I think another thing that interests me about the rail is the abandonment. I really don’t know why, but I have a fascination with abandoned places – and the rail has plenty of them. The railroad was once the primary way mail and freight was delivered, and how people got around. But cars became increasingly more popular, and with the advent of the interstate system, cars took the place of trains in getting around. And so stations were closed, rail lines cut, and railroad companies went bankrupt. I do mention it frequently on here, but the Harlem Line is no stranger to abandonment. In 1972 passenger service north of Dover Plains ceased, and around 50 miles worth of track, all the way to Chatham, was abandoned.



Old photos and postcards of Chatham, NY

In the grand scheme of things, Chatham was luckier than most. It was once a thriving area for transportation: the Harlem Division, Rutland Railway, and the Boston and Albany all made stops. Though the Harlem and Rutland’s track has been ripped out, CSX and Amtrak still use the Boston and Albany track, running through the quiet village without stopping. Quite a few of the former stations on the Harlem Division have really nothing to see… station buildings long gone and mostly forgotten.
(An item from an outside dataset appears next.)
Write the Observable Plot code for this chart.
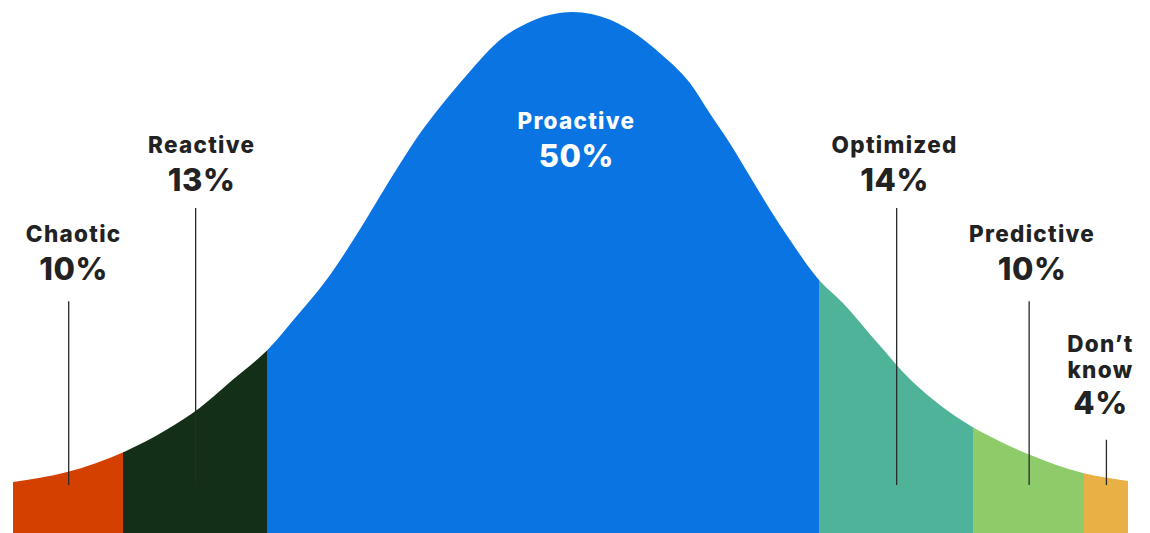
<!DOCTYPE html>
<html>
<head>
<meta charset="utf-8">
<script src="https://cdn.jsdelivr.net/npm/d3@7"></script>
<script src="https://cdn.jsdelivr.net/npm/@observablehq/plot@0.6"></script>
<style>
  html, body { margin: 0; padding: 0; background: #ffffff; }
  #chart svg { display: block; }
</style>
</head>
<body>
<div id="chart"></div>
<script>
// ---- Data ----
const categories = ["Chaotic", "Reactive", "Proactive", "Optimized", "Predictive", "Don’t know"];
const shares = [10, 13, 50, 14, 10, 4];
const colors = ["#D44000", "#132F17", "#0A74E3", "#4FB39A", "#8ECB69", "#E8B045"];

// Bell-curve outline (x in cumulative %, height in % of peak)
const curveX = [0, 4.9, 10.2, 13.9, 16.9, 19.9, 23.3, 25.4, 28.4, 31.4, 33.2, 35.1, 36.9, 38.7, 40.5, 42.3, 44.1, 46.6, 49.5, 50.7,
                54.1, 56.8, 58.6, 61.3, 63.1, 64.9, 66.8, 68.6, 70.4, 72.8, 75.2, 78.3, 81.3, 84.2, 86.8, 89.1, 92.1, 96.9, 101];
const curveH = [9.8, 11.7, 15.7, 19.8, 24.0, 29.4, 35.7, 40.9, 48.6, 58.2, 64.5, 71.0, 76.8, 81.8, 86.4, 90.8, 94.6, 97.9, 99.8, 100,
                98.5, 95.2, 92.1, 86.4, 80.6, 74.9, 68.3, 62.0, 56.2, 49.1, 44.1, 36.5, 29.4, 24.2, 20.5, 17.9, 15.0, 11.5, 10.0];

// ---- Layout (annotation placement) ----
const labelY = [57.6, 74.7, 79.3, 74.7, 57.6, 34.0];   // label centre height
const labelDx = [5, 6, 33, -2, 3, -6];                  // px nudges
const leaderTop = [44.5, 62.4, null, 62.4, 44.5, 17.9];
const leaderBottom = 9.2;
const yTop = 102.3;

// ---- Build tables ----
let acc = 0;
const segments = categories.map((c, i) => {
  const s = { cat: c, share: shares[i], x1: acc, x2: acc + shares[i], color: colors[i],
              ly: labelY[i], dx: labelDx[i], lt: leaderTop[i],
              lines: c.startsWith("Don") ? 2 : 1 };
  acc += shares[i];
  s.mid = (s.x1 + s.x2) / 2;
  return s;
});
const curve = curveX.map((x, i) => ({ u: x, h: curveH[i] }));
const total = acc;

const nameText = s => s.lines === 2 ? s.cat.replace(" ", "\n") : s.cat;
const textColor = s => s.cat === "Proactive" ? "#ffffff" : "#222222";

const labelMarks = segments.flatMap(s => [
  Plot.text([s], { x: "mid", y: "ly", dx: s.dx, text: nameText, fill: textColor(s),
    fontSize: 22.5, fontWeight: 800, lineHeight: 1.16, lineAnchor: "middle" }),
  Plot.text([s], { x: "mid", y: "ly", dx: s.dx, dy: s.lines === 2 ? 48 : 37,
    text: d => d.share + "%", fill: textColor(s), fontSize: 31, fontWeight: 800, lineAnchor: "middle" })
]);

const chart = Plot.plot({
  width: 1150,
  height: 533,
  marginLeft: 13,
  marginRight: 22,
  marginTop: 0,
  marginBottom: 0,
  x: { domain: [0, total], axis: null },
  y: { domain: [0, yTop], axis: null },
  style: { fontFamily: "Inter, 'Noto Sans', sans-serif", background: "#ffffff" },
  marks: [
    Plot.rect(segments, { x1: "x1", x2: "x2", y1: 0, y2: yTop, fill: "color", shapeRendering: "crispEdges" }),
    Plot.areaY(curve, { x: "u", y1: "h", y2: yTop, fill: "#ffffff", curve: "monotone-x" }),
    Plot.ruleX(segments.filter(s => s.lt != null), { x: "mid", y1: leaderBottom, y2: "lt", stroke: "#2a2a2a", strokeWidth: 1.3 }),
    ...labelMarks
  ]
});
// widen the label lettering to match the reference typeface
d3.select(chart).selectAll("g[font-size='22.5'] text").style("letter-spacing", "1.3px");
d3.select(chart).selectAll("g[font-size='31'] text").style("letter-spacing", "0.6px");
document.getElementById("chart").appendChild(chart);
</script>
</body>
</html>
But as I said before, Chatham was luckier than most, the historical Union Station still stands, restored and used as a bank. And in 1974 it was placed on the National Register of Historic Places.









Henry Hobson Richardson was an influential architect in the 19th century, popularizing a style of architecture that was named for him: Richardsonian Romanesque. The revival style incorporated 11th and 12th century European Romaneque traits. Although Trinity Church in Boston was his most notable work, he designed several railroad stations for the Boston and Albany. Several architects trained with Richardson, including Charles McKim and Stanford White, who designed the original Pennsylvania Station, though in the Beaux-Arts style. Following Richardson’s style, however, were two others that worked for him: George Shepley and Charles Coolidge. Their firm Shepley, Rutan and Coolidge, based in Boston, completed Richardson’s partially completed and pending projects, one of which was Chatham’s Union Station. In total, the firm completed 23 of B&A’s stations, including Boston’s South Station, still in use by the MBTA.

Chatham’s Union Station opened on August 31, 1887. The ticket office in the station was closed in 1960, and pieces of the inside, including the waiting benches, were sold off. Passengers used the station up until it’s final closure in March of 1972, ending the many years it served as the terminus of the Harlem Division. The station has been restored, and reopened in 1999. It is now the office for the Chatham branch of the Bank of Kinderhook. And it is still quite beautiful… one of the few remaining vestiges of the Upper Harlem Line that I can actually see.